Social Support for Psoriatic Arthritis
Get more information about how getting social support from a formal group or a circle of friends, can help you cope with PsA.
Medical management is only one part of treating psoriatic arthritis (PsA). Research confirms that the understanding and empathy people with PsA receive from talking to others with the same condition helps them deal with the emotional impact and feel reassured and more connected. Family members and friends can also be important sources of support, whether as outlets for venting on bad days or for help with errands when pain and fatigue get in the way.
PsA and Depression
PsA’s toll is more than physical pain and joint damage. It can lead to depression and a lack of social participation in general. A 2014 study in The Journal of Rheumatology found up to 22% of people with PsA had depression and 36% lived with anxiety. But research also shows getting emotional support can help protect against emotional distress.
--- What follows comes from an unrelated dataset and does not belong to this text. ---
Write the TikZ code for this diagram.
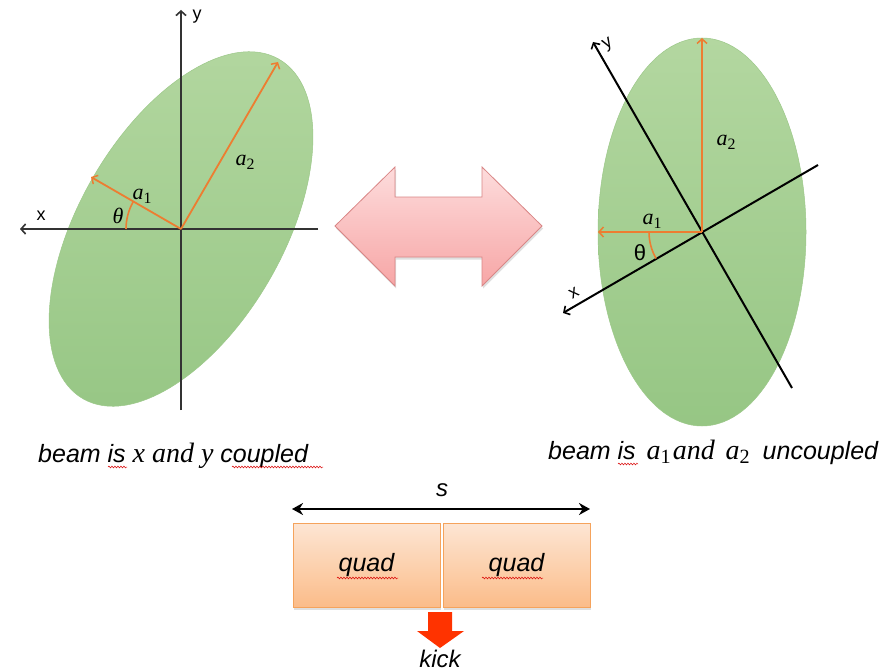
\documentclass[tikz,border=0pt]{standalone}
\usepackage{fontspec}
\setmainfont{Liberation Sans}
\newfontfamily\mfont{Liberation Serif}
\newcommand\mv[1]{{\mfont\itshape #1}}
\newcommand\mvc[1]{{\fontsize{28}{30}\selectfont\mfont\itshape #1}}
\newcommand\subsc[1]{\raisebox{-0.35ex}{\scalebox{0.72}{\mfont\upshape #1}}}
\usetikzlibrary{arrows.meta,shadows,decorations.pathmorphing}
\definecolor{gtop}{HTML}{B3D7A0}
\definecolor{gbot}{HTML}{96C684}
\definecolor{gedge}{HTML}{9CC889}
\definecolor{orng}{HTML}{ED7D31}
\definecolor{axgray}{HTML}{333333}
\definecolor{ptop}{HTML}{FDDCDC}
\definecolor{pbot}{HTML}{F7A6A6}
\definecolor{pedge}{HTML}{D98686}
\definecolor{qtop}{HTML}{FDE6D4}
\definecolor{qbot}{HTML}{FBBC89}
\definecolor{qedge}{HTML}{F5A35C}
\definecolor{kickred}{HTML}{FF3300}
\begin{document}
\begin{tikzpicture}[x=1pt,y=-1pt,
  beam/.style={top color=gtop,bottom color=gbot,draw=gedge,line width=0.5pt},
  axisline/.style={draw=axgray,line width=2pt},
  barb/.style={-{Straight Barb[length=4.5pt,width=10pt,line width=1.6pt]}},
  orarrow/.style={draw=orng,line width=1.8pt,-{Straight Barb[length=4.5pt,width=10pt,line width=1.5pt]}},
  anglearc/.style={draw=orng,line width=1.6pt},
  axlabel/.style={font=\fontsize{18}{20}\selectfont,inner sep=0pt},
  mlabel/.style={font=\fontsize{22}{24}\selectfont,inner sep=0pt},
  caption/.style={font=\fontsize{25}{28}\selectfont,inner sep=0pt,anchor=base west},
  quadbox/.style={top color=qtop,bottom color=qbot,draw=qedge,line width=0.8pt,
    minimum width=147pt,minimum height=84pt,inner sep=0pt,
    font=\fontsize{25}{30}\selectfont\itshape,
    drop shadow={opacity=0.25,shadow xshift=1pt,shadow yshift=-2.5pt}},
  wavy/.style={draw=red!85!black,line width=0.5pt,decorate,
    decoration={snake,amplitude=0.9pt,segment length=3pt}}
]
\useasboundingbox (0,0) rectangle (885,671);
\fill[white] (0,0) rectangle (885,671);

% ---------- left beam ----------
\coordinate (cL) at (181,229);
\shade[beam,rotate around={60:(cL)}] (cL) ellipse [x radius=196,y radius=102];
\coordinate (xL) at (20,229);
\coordinate (xR) at (318,229);
\coordinate (yT) at (181,10);
\coordinate (yB) at (181,410);
\draw[axisline,barb] (xR) -- (xL);
\draw[axisline,barb] (yB) -- (yT);
\node[axlabel] (lx) at (41,216) {x};
\node[axlabel] (ly) at (197,17) {y};
\coordinate (a1L) at (91,177);
\coordinate (a2L) at (278,62);
\draw[orarrow] (cL) -- (a1L);
\draw[orarrow] (cL) -- (a2L);
\draw[anglearc] (cL) ++(-55,0) arc[start angle=180,end angle=210,radius=55];
\node[mlabel] (thL) at (118,216) {\mv{θ}};
\node[mlabel] (la1) at (142,196) {\mv{a}\subsc{1}};
\node[mlabel] (la2) at (245,162) {\mv{a}\subsc{2}};

% ---------- right beam ----------
\coordinate (cR) at (702,232);
\shade[beam] (cR) ellipse [x radius=104,y radius=194];
\coordinate (rxT) at (818,165);
\coordinate (rxA) at (563,313);
\coordinate (ryB) at (792,388);
\coordinate (ryA) at (593,42);
\draw[draw=black,line width=2pt,barb] (rxT) -- (rxA);
\draw[draw=black,line width=2pt,barb] (ryB) -- (ryA);
\node[axlabel,rotate=30] (rx) at (574,293) {x};
\node[axlabel,rotate=30] (ry) at (608,45) {y};
\coordinate (a1R) at (598,232);
\coordinate (a2R) at (702,38);
\draw[orarrow] (cR) -- (a1R);
\draw[orarrow] (cR) -- (a2R);
\draw[anglearc] (cR) ++(-53,0) arc[start angle=180,end angle=150,radius=53];
\node[mlabel] (thR) at (640,253) {θ};
\node[mlabel] (ra1) at (652,221) {\mv{a}\subsc{1}};
\node[mlabel] (ra2) at (726,142) {\mv{a}\subsc{2}};

% ---------- double arrow ----------
\shade[top color=ptop,bottom color=pbot,draw=pedge,line width=0.8pt,
  drop shadow={opacity=0.25,shadow xshift=1pt,shadow yshift=-2.5pt}]
  (335,226) -- (395,167) -- (395,197) -- (482,197) -- (482,167) -- (542,226)
  -- (482,286) -- (482,257) -- (395,257) -- (395,286) -- cycle;

% ---------- captions ----------
\node[caption] (capL) at (38,462) {\itshape beam is \mvc{x} \mvc{and} \mvc{y} coupled};
\node[caption] (capR) at (548,459) {\itshape beam is\hspace{4pt} \mvc{a}\subsc{\fontsize{28}{30}\selectfont 1}\hspace{2pt}\mvc{and}\hspace{4pt} \mvc{a}\subsc{\fontsize{28}{30}\selectfont 2}\hspace{6pt} uncoupled};

% ---------- quads ----------
\coordinate (sL) at (292,509);
\coordinate (sR) at (590,509);
\draw[line width=2.2pt,{Stealth[length=11pt,width=12pt]}-{Stealth[length=11pt,width=12pt]}] (sL) -- (sR);
\node[font=\fontsize{24}{28}\selectfont\itshape,inner sep=0pt] (slab) at (442,490) {s};
\node[quadbox] (q1) at (366.5,565) {quad};
\node[quadbox] (q2) at (516.5,565) {quad};

% ---------- kick ----------
\fill[kickred] (428,612) -- (452,612) -- (452,631) -- (464,631) -- (440,648)
  -- (417,631) -- (428,631) -- cycle;
\node[font=\fontsize{24}{28}\selectfont\itshape,inner sep=0pt] (kick) at (440,659) {kick};

% ---------- spell-check underlines ----------
\draw[wavy] (108,467) -- (127,467);
\draw[wavy] (232,467) -- (323,467);
\draw[wavy] (618,464) -- (638,464);
\draw[wavy] (337,578) -- (398,578);
\draw[wavy] (482,578) -- (543,578);
\end{tikzpicture}
\end{document}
A 2014 Rehabilitation Psychology study that followed people with inflammatory arthritis found having more support – whether from family and friends or from formal support groups – was associated with less depression. The link was strongest in those whose disease was most disabling. This association works in the opposite direction, as well. Research has found that for people with inflammatory arthritis, having low levels of social support is connected to greater pain and more functional problems.
What Support Does
So how can just talking or spending time with someone help stave off mental and physical distress?
Engaging with supportive people helps improve your outlook and coping skills, something research has linked to less pain and fatigue in inflammatory arthritis, says Anna Chisholm, PhD, a lecturer in health psychology at the University of Liverpool in the UK. Chisholm’s research has identified social support as an important, and often unmet, need for people with PsA.
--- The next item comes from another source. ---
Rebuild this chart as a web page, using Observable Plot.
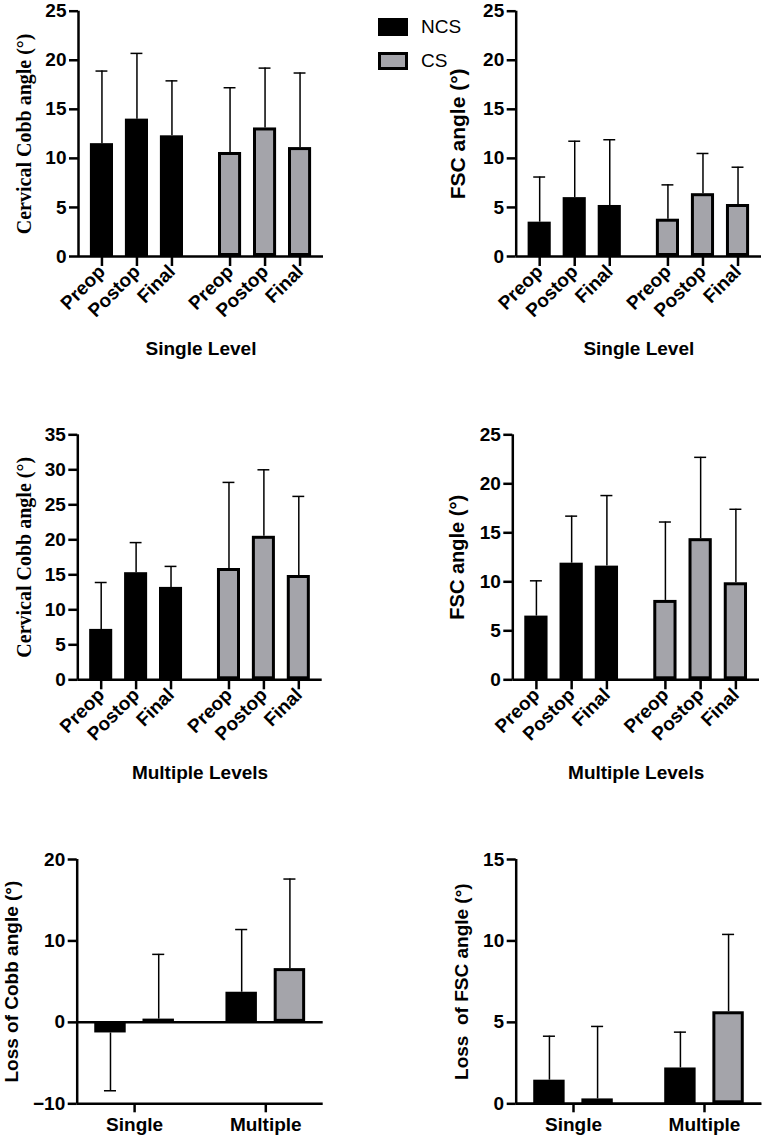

“Finding the right support can help people recognize their patterns of thoughts, feelings and behaviors that might be helping or hindering them from coping with the condition or the distress associated with it,” she says.
Start with Your Doctor and Close Circle
Your first avenue for finding support should be your rheumatologist or primary care physician, says Chisholm. It’s important to let your doctor know if you’re struggling emotionally, something her research shows people often skip. It can be hard to ask for help, whether from a loved one or their doctor, because you don’t want to feel weak or dependant. Just remember everyone needs support at some point in his or her lives.
It may help to bring a family member or close friend who may not understand your disease to appointments so your doctor can explain psoriatic arthritis. Once they understand that it’s a serious condition that can at times be disabling, they may want to be more supportive.
If your doctor is part of large practice, the organization may offer its own support resources, which could include groups led by other patients or health professionals. Otherwise he or she can help you identify other organizations that provide these services.
Find Local Support
The Arthritis Foundation connects people around the country with local, in-person groups through Live Yes Connect Groups. The peer-led, local support networks provide their members with opportunities to make connections, be empowered and educated. In addition to local community interaction, there’s a national conference called “Annual Gathering” each year that is equal parts educational and social and a JA conference where parents, young adults, kids and teens can connect with other families and hear from leading health experts.
Attending an Arthritis Foundation event, such as Walk to Cure Arthritis is another way to meet others with your condition and learn more about PsA. Want to connect online? Check out the Live Yes Arthritis Network. Visit arthritis.org for more information about the Foundation’s in-person and online resources.
What to Look for In a Support Group
You may have to check out a few groups before finding one that fits your needs and personality. In general, look for those that:
- Focus on PsA or inflammatory arthritis.
- Have an atmosphere in which you feel supported, safe and comfortable.
- Have active members who’ve been taking part for a while, so you know you’re joining a stable group.
- Also have newbies, so you get a range of opinions and perspectives.